The problem>
Review the lines that follow and copy each one that contains the word "matplotlib".

--------

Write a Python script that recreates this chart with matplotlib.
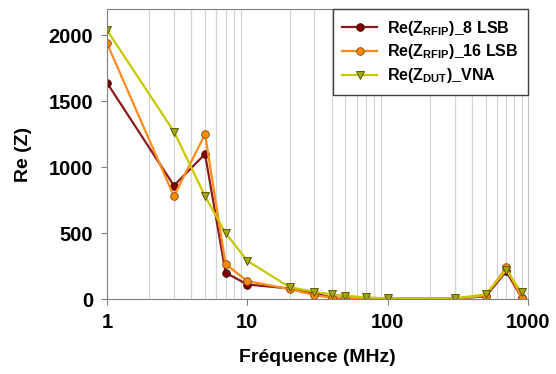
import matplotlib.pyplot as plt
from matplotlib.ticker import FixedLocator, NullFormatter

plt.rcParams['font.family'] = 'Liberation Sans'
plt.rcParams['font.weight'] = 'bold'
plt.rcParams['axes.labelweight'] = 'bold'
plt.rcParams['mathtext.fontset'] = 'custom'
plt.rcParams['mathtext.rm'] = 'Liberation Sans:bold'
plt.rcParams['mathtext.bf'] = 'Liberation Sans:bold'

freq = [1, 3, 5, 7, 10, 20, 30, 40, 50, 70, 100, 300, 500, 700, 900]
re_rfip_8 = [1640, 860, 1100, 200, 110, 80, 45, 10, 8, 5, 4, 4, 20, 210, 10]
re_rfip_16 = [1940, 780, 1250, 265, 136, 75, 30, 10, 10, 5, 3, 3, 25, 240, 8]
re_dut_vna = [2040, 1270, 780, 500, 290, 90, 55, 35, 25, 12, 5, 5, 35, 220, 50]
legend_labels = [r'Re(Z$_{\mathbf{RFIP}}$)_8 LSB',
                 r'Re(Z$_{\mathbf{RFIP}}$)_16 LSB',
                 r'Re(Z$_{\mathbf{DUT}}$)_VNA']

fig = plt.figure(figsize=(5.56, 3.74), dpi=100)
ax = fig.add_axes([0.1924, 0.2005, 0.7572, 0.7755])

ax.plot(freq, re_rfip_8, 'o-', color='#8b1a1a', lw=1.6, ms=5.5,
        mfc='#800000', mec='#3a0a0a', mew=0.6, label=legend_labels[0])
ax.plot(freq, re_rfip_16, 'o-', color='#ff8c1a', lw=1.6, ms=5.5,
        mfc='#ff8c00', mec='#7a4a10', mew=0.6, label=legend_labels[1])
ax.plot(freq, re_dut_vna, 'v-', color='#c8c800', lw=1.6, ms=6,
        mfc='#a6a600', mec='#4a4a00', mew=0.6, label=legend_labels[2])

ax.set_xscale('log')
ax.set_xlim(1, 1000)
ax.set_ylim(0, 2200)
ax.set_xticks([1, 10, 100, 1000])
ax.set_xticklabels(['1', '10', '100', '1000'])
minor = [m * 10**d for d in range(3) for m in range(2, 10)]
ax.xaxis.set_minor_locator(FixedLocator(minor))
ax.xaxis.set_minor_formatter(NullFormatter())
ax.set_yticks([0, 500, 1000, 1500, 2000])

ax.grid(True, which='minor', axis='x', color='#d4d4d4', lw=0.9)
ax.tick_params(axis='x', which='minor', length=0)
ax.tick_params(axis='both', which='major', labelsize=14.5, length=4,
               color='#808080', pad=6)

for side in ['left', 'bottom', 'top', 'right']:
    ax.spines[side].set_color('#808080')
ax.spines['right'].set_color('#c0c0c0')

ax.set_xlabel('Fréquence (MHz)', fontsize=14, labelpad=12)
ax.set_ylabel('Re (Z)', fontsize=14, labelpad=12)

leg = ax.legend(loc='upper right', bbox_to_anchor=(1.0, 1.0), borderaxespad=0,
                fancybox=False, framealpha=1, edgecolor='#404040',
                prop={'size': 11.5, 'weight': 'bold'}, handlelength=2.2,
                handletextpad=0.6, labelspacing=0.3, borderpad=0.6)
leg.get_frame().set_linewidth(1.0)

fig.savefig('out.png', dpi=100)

--------

Solved problem>
Write a Python script that recreates this chart with matplotlib.
import matplotlib.pyplot as plt
from matplotlib.ticker import FixedLocator, NullFormatter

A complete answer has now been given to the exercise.